> **Data section**
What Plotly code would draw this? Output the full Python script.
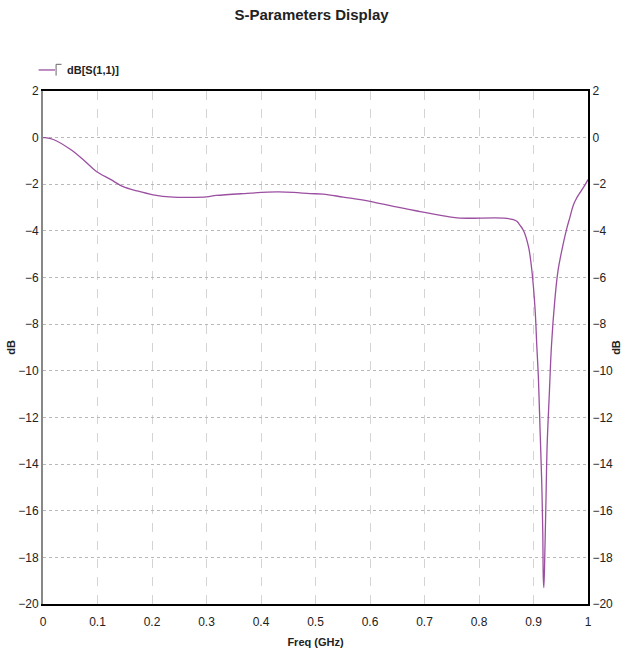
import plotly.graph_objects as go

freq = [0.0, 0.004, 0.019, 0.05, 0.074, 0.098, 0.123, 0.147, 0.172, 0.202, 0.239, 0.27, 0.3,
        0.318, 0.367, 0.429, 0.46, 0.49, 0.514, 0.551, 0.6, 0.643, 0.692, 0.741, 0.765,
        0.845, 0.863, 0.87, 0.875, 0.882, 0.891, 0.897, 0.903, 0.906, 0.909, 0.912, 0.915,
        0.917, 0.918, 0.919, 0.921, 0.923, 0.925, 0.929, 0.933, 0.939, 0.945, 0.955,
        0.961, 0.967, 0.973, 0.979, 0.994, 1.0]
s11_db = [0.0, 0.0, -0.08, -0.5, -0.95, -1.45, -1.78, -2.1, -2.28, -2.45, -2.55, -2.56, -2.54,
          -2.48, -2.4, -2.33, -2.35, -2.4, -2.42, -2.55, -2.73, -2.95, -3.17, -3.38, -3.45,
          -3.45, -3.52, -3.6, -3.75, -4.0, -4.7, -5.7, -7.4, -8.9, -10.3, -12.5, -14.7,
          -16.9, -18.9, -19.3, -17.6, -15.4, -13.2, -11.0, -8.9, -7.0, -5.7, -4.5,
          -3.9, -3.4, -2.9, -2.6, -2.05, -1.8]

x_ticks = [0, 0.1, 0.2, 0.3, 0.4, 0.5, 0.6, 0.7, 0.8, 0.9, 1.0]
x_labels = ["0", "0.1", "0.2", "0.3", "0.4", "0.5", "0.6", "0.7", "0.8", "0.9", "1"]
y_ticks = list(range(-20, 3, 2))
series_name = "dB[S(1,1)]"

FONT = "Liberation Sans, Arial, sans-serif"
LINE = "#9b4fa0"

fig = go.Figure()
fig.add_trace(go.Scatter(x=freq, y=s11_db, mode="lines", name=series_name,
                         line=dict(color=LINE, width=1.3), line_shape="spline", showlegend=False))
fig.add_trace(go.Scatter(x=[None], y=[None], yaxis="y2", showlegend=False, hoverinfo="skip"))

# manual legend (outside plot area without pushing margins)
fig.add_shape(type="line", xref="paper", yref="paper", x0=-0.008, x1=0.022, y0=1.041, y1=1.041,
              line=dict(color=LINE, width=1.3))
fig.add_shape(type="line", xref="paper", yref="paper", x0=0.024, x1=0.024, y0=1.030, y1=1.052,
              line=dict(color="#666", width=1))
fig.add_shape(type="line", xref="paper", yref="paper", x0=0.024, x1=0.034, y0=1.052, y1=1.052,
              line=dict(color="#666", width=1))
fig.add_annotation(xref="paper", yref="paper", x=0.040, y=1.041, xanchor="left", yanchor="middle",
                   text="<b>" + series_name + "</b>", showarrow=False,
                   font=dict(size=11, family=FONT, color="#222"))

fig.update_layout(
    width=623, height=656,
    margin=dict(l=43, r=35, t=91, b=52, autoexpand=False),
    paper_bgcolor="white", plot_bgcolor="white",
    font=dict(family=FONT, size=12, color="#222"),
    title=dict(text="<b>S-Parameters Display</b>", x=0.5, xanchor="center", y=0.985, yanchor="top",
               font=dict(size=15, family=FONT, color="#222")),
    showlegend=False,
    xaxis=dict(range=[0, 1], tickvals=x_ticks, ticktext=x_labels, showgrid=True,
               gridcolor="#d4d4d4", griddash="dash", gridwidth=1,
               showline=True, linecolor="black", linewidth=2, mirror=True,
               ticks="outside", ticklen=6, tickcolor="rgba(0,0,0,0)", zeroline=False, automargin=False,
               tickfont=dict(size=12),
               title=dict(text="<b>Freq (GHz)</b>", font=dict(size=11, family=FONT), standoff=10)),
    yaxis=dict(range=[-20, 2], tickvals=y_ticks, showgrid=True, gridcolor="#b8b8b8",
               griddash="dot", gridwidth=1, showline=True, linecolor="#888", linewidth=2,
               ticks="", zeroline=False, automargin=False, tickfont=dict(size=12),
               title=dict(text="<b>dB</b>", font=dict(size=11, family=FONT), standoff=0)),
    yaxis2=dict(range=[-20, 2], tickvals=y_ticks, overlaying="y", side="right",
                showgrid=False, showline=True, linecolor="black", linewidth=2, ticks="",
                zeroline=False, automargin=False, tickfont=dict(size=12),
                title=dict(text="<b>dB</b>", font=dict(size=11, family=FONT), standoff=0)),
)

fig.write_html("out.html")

> **Aim of the exercise**
Please set down each line of the data above exactly as written, without the pictures.

> **Exercise result**
What Plotly code would draw this? Output the full Python script.
import plotly.graph_objects as go

freq = [0.0, 0.004, 0.019, 0.05, 0.074, 0.098, 0.123, 0.147, 0.172, 0.202, 0.239, 0.27, 0.3,
        0.318, 0.367, 0.429, 0.46, 0.49, 0.514, 0.551, 0.6, 0.643, 0.692, 0.741, 0.765,
        0.845, 0.863, 0.87, 0.875, 0.882, 0.891, 0.897, 0.903, 0.906, 0.909, 0.912, 0.915,
        0.917, 0.918, 0.919, 0.921, 0.923, 0.925, 0.929, 0.933, 0.939, 0.945, 0.955,
        0.961, 0.967, 0.973, 0.979, 0.994, 1.0]
s11_db = [0.0, 0.0, -0.08, -0.5, -0.95, -1.45, -1.78, -2.1, -2.28, -2.45, -2.55, -2.56, -2.54,
          -2.48, -2.4, -2.33, -2.35, -2.4, -2.42, -2.55, -2.73, -2.95, -3.17, -3.38, -3.45,
          -3.45, -3.52, -3.6, -3.75, -4.0, -4.7, -5.7, -7.4, -8.9, -10.3, -12.5, -14.7,
          -16.9, -18.9, -19.3, -17.6, -15.4, -13.2, -11.0, -8.9, -7.0, -5.7, -4.5,
          -3.9, -3.4, -2.9, -2.6, -2.05, -1.8]

x_ticks = [0, 0.1, 0.2, 0.3, 0.4, 0.5, 0.6, 0.7, 0.8, 0.9, 1.0]
x_labels = ["0", "0.1", "0.2", "0.3", "0.4", "0.5", "0.6", "0.7", "0.8", "0.9", "1"]
y_ticks = list(range(-20, 3, 2))
series_name = "dB[S(1,1)]"

FONT = "Liberation Sans, Arial, sans-serif"
LINE = "#9b4fa0"

fig = go.Figure()
fig.add_trace(go.Scatter(x=freq, y=s11_db, mode="lines", name=series_name,
                         line=dict(color=LINE, width=1.3), line_shape="spline", showlegend=False))
fig.add_trace(go.Scatter(x=[None], y=[None], yaxis="y2", showlegend=False, hoverinfo="skip"))

# manual legend (outside plot area without pushing margins)
fig.add_shape(type="line", xref="paper", yref="paper", x0=-0.008, x1=0.022, y0=1.041, y1=1.041,
              line=dict(color=LINE, width=1.3))
fig.add_shape(type="line", xref="paper", yref="paper", x0=0.024, x1=0.024, y0=1.030, y1=1.052,
              line=dict(color="#666", width=1))
fig.add_shape(type="line", xref="paper", yref="paper", x0=0.024, x1=0.034, y0=1.052, y1=1.052,
              line=dict(color="#666", width=1))
fig.add_annotation(xref="paper", yref="paper", x=0.040, y=1.041, xanchor="left", yanchor="middle",
                   text="<b>" + series_name + "</b>", showarrow=False,
                   font=dict(size=11, family=FONT, color="#222"))

fig.update_layout(
    width=623, height=656,
    margin=dict(l=43, r=35, t=91, b=52, autoexpand=False),
    paper_bgcolor="white", plot_bgcolor="white",
    font=dict(family=FONT, size=12, color="#222"),
    title=dict(text="<b>S-Parameters Display</b>", x=0.5, xanchor="center", y=0.985, yanchor="top",
               font=dict(size=15, family=FONT, color="#222")),
    showlegend=False,
    xaxis=dict(range=[0, 1], tickvals=x_ticks, ticktext=x_labels, showgrid=True,
               gridcolor="#d4d4d4", griddash="dash", gridwidth=1,
               showline=True, linecolor="black", linewidth=2, mirror=True,
               ticks="outside", ticklen=6, tickcolor="rgba(0,0,0,0)", zeroline=False, automargin=False,
               tickfont=dict(size=12),
               title=dict(text="<b>Freq (GHz)</b>", font=dict(size=11, family=FONT), standoff=10)),
    yaxis=dict(range=[-20, 2], tickvals=y_ticks, showgrid=True, gridcolor="#b8b8b8",
               griddash="dot", gridwidth=1, showline=True, linecolor="#888", linewidth=2,
               ticks="", zeroline=False, automargin=False, tickfont=dict(size=12),
               title=dict(text="<b>dB</b>", font=dict(size=11, family=FONT), standoff=0)),
    yaxis2=dict(range=[-20, 2], tickvals=y_ticks, overlaying="y", side="right",
                showgrid=False, showline=True, linecolor="black", linewidth=2, ticks="",
                zeroline=False, automargin=False, tickfont=dict(size=12),
                title=dict(text="<b>dB</b>", font=dict(size=11, family=FONT), standoff=0)),
)

fig.write_html("out.html")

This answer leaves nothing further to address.